Gersende Prior (LIP)

Description

The SNO+ experiment has multiple physics goals among which the search for neutrinoless double-beta decay, the study of solar neutrinos, measurements of anti-neutrinos from nuclear reactors and the Earth's natural radioactivity, as well as the ability to detect Supernovae neutrinos. Located in the SNOLAB underground physics laboratory (Canada) it will re-use the SNO detector equipped with ~9000 PMTs and looking at a 12 m diameter spherical volume. The detector will be filled with 780 tons of liquid scintillator to which 130Te at 0.3% loading will be added.
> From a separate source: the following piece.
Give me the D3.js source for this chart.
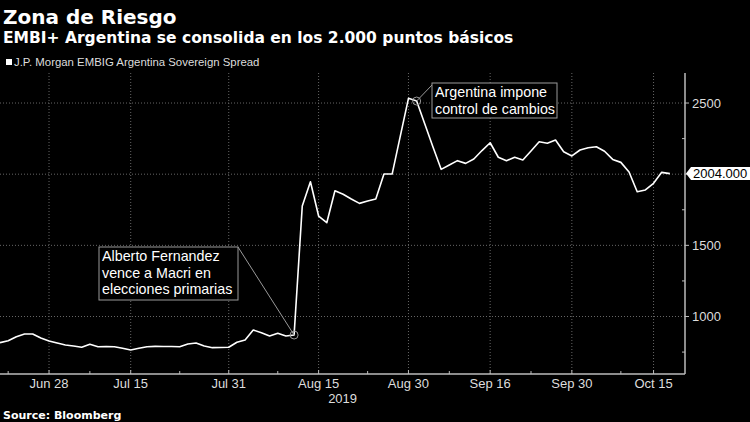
<!DOCTYPE html>
<html>
<head>
<meta charset="utf-8">
<script src="https://cdn.jsdelivr.net/npm/d3@7"></script>
<style>
  html, body { margin: 0; padding: 0; background: #000; }
  svg { display: block; }
</style>
</head>
<body>
<svg id="chart" width="750" height="422"></svg>
<script>
// ---------- DATA ----------
const title = "Zona de Riesgo";
const subtitle = "EMBI+ Argentina se consolida en los 2.000 puntos básicos";
const seriesName = "J.P. Morgan EMBIG Argentina Sovereign Spread";
const source = "Source: Bloomberg";

// trading days (bond market) from 2019-06-20 to 2019-10-17
const startDate = "2019-06-20";
const endDate = "2019-10-17";
const holidays = ["2019-07-04", "2019-09-02", "2019-10-14"];

const spread = [
  816, 830, 858, 877, 877, 849, 828, 814, 800, 793,
  784, 805, 788, 789, 788, 777, 765, 777, 788, 790,
  789, 789, 788, 807, 814, 793, 781, 782, 784, 819,
  835, 905, 886, 863, 882, 863, 870, 1776, 1947, 1706,
  1659, 1884, 1859, 1826, 1795, 1811, 1826, 2001, 2001, 2268,
  2533, 2514, 2353, 2191, 2034, 2064, 2095, 2076, 2107, 2166,
  2221, 2119, 2095, 2119, 2100, 2163, 2228, 2217, 2240, 2158,
  2128, 2170, 2186, 2193, 2161, 2104, 2083, 2015, 1877, 1889,
  1936, 2013, 2004
];

const xTickDates = ["2019-06-28", "2019-07-15", "2019-07-31", "2019-08-15", "2019-08-30", "2019-09-16", "2019-09-30", "2019-10-15"];
const xTickLabels = ["Jun 28", "Jul 15", "Jul 31", "Aug 15", "Aug 30", "Sep 16", "Sep 30", "Oct 15"];
const xMinorTickDates = ["2019-06-21", "2019-07-08", "2019-07-23", "2019-08-08", "2019-08-23", "2019-09-09", "2019-09-23", "2019-10-08"];
const yearLabel = "2019";
const yTicks = [1000, 1500, 2000, 2500];
const yMinorTicks = [750, 1250, 1750, 2250];
const lastValueLabel = "2004.000";

const annotations = [
  { date: "2019-08-12", lines: ["Alberto Fernandez", "vence a Macri en", "elecciones primarias"] },
  { date: "2019-09-03", lines: ["Argentina impone", "control de cambios"] }
];

// ---------- BUILD ----------
const fmt = d3.timeFormat("%Y-%m-%d");
const parse = d3.timeParse("%Y-%m-%d");
const tradingDays = d3.timeDay.range(parse(startDate), d3.timeDay.offset(parse(endDate), 1))
  .filter(d => d.getDay() !== 0 && d.getDay() !== 6 && !holidays.includes(fmt(d)))
  .map(fmt);
const idxOf = s => tradingDays.indexOf(s);
const data = spread.map((v, i) => ({ i, date: tradingDays[i], v }));

const svg = d3.select("#chart");
const W = 750, H = 422;
const plot = { left: 0, right: 685, top: 73, bottom: 374 };

svg.append("rect").attr("width", W).attr("height", H).attr("fill", "#000");

const x = d3.scaleLinear().domain([0, 83.85]).range([plot.left, plot.right]);
const y = d3.scaleLinear().domain([596, 2711]).range([plot.bottom, plot.top]);

// titles
svg.append("text").attr("x", 3).attr("y", 24)
  .attr("font-family", "DejaVu Sans").attr("font-weight", "bold").attr("font-size", 20)
  .attr("fill", "#fff").text(title);
svg.append("text").attr("x", 3).attr("y", 43)
  .attr("font-family", "DejaVu Sans").attr("font-weight", "bold").attr("font-size", 15.5)
  .attr("fill", "#fff").text(subtitle);

// legend
svg.append("rect").attr("x", 6).attr("y", 59).attr("width", 6).attr("height", 6).attr("fill", "#fff");
svg.append("text").attr("x", 14).attr("y", 66)
  .attr("font-family", "Liberation Sans").attr("font-size", 11.4)
  .attr("fill", "#ddd").text(seriesName);

// gridlines
const grid = svg.append("g");
grid.selectAll("line.h").data(yTicks).enter().append("line")
  .attr("x1", plot.left).attr("x2", plot.right)
  .attr("y1", d => y(d)).attr("y2", d => y(d))
  .attr("stroke", "#666").attr("stroke-width", 1).attr("stroke-dasharray", "1,2");
grid.selectAll("line.v").data(xTickDates).enter().append("line")
  .attr("x1", d => x(idxOf(d))).attr("x2", d => x(idxOf(d)))
  .attr("y1", plot.top).attr("y2", plot.bottom)
  .attr("stroke", "#666").attr("stroke-width", 1).attr("stroke-dasharray", "1,2");

// x axis
const xAxis = svg.append("g");
xAxis.append("line").attr("x1", plot.left).attr("x2", plot.right)
  .attr("y1", plot.bottom).attr("y2", plot.bottom).attr("stroke", "#bbb").attr("stroke-width", 1.5);
xAxis.selectAll("line.maj").data(xTickDates).enter().append("line")
  .attr("x1", d => x(idxOf(d))).attr("x2", d => x(idxOf(d)))
  .attr("y1", plot.bottom - 4).attr("y2", plot.bottom).attr("stroke", "#bbb");
xAxis.selectAll("line.min").data(xMinorTickDates).enter().append("line")
  .attr("x1", d => x(idxOf(d))).attr("x2", d => x(idxOf(d)))
  .attr("y1", plot.bottom - 3).attr("y2", plot.bottom).attr("stroke", "#bbb");
xAxis.selectAll("text").data(xTickDates).enter().append("text")
  .attr("x", d => x(idxOf(d))).attr("y", 388)
  .attr("text-anchor", "middle")
  .attr("font-family", "Liberation Sans").attr("font-size", 13)
  .attr("fill", "#ddd").text((d, i) => xTickLabels[i]);
svg.append("text").attr("x", x(idxOf("2019-08-15")) + 24).attr("y", 403)
  .attr("text-anchor", "middle")
  .attr("font-family", "Liberation Sans").attr("font-size", 13)
  .attr("fill", "#ddd").text(yearLabel);

// y axis (right)
const yAxis = svg.append("g");
yAxis.append("line").attr("x1", plot.right).attr("x2", plot.right)
  .attr("y1", plot.top).attr("y2", plot.bottom).attr("stroke", "#bbb").attr("stroke-width", 1.5);
yAxis.selectAll("line.maj").data(yTicks).enter().append("line")
  .attr("x1", plot.right).attr("x2", plot.right + 4)
  .attr("y1", d => y(d)).attr("y2", d => y(d)).attr("stroke", "#bbb");
yAxis.selectAll("line.min").data(yMinorTicks).enter().append("line")
  .attr("x1", plot.right - 3).attr("x2", plot.right)
  .attr("y1", d => y(d)).attr("y2", d => y(d)).attr("stroke", "#bbb");
yAxis.selectAll("text").data(yTicks.filter(t => t !== 2000)).enter().append("text")
  .attr("x", 692).attr("y", d => y(d) + 4.5)
  .attr("font-family", "Liberation Sans").attr("font-size", 13)
  .attr("fill", "#ddd").text(d => d);

// line
const line = d3.line().x(d => x(d.i)).y(d => y(d.v));
svg.append("path").datum(data).attr("d", line)
  .attr("fill", "none").attr("stroke", "#fff").attr("stroke-width", 1.6)
  .attr("stroke-linejoin", "round");

// last value label
const last = data[data.length - 1];
const ly = y(last.v);
svg.append("path")
  .attr("d", `M${plot.right + 1},${ly} L${plot.right + 6},${ly - 6.5} L${W},${ly - 6.5} L${W},${ly + 6.5} L${plot.right + 6},${ly + 6.5} Z`)
  .attr("fill", "#fff");
svg.append("text").attr("x", 693).attr("y", ly + 4.5)
  .attr("font-family", "Liberation Sans").attr("font-size", 13)
  .attr("fill", "#000").text(lastValueLabel);

// annotations
const boxes = [
  { x: 99, y: 247, w: 139, h: 53, anchor: "right" },
  { x: 432, y: 83, w: 125, h: 35, anchor: "left" }
];
annotations.forEach((a, k) => {
  const p = data[idxOf(a.date)];
  const cx = x(p.i), cy = y(p.v);
  const b = boxes[k];
  const ax = b.anchor === "right" ? b.x + b.w : b.x;
  const ay = b.anchor === "right" ? b.y : b.y + 2;
  svg.append("line").attr("x1", ax).attr("y1", ay).attr("x2", cx).attr("y2", cy)
    .attr("stroke", "#999").attr("stroke-width", 1);
  svg.append("circle").attr("cx", cx).attr("cy", cy).attr("r", 4)
    .attr("fill", "none").attr("stroke", "#999").attr("stroke-width", 1);
  svg.append("rect").attr("x", b.x).attr("y", b.y).attr("width", b.w).attr("height", b.h)
    .attr("fill", "#000").attr("stroke", "#999").attr("stroke-width", 1);
  a.lines.forEach((t, j) => {
    svg.append("text").attr("x", b.x + 3).attr("y", b.y + 14 + j * 16.5)
      .attr("font-family", "Liberation Sans").attr("font-size", 14.3)
      .attr("fill", "#fff").text(t);
  });
});

// source
svg.append("text").attr("x", 3).attr("y", 419)
  .attr("font-family", "DejaVu Sans").attr("font-weight", "bold").attr("font-size", 11)
  .attr("fill", "#fff").text(source);
</script>
</body>
</html>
The commissioning of the detector at SNOLAB has started, and data with air and partial water fill have been taken. A short phase with the detector completely filled with water is expected to start at the end of the year, before running the detector with scintillator in 2016. The main detector developments and technical challenges inherent to this large volume liquid scintillator and low-energy experiment will be presented. In addition the status of the detector which is in its commissioning phase and the detector and physics plans for the water phase will be described. Finally the neutrinoless double-beta decay sensitivity physics goals that SNO+ aims to achieve in phases with different loadings will be given.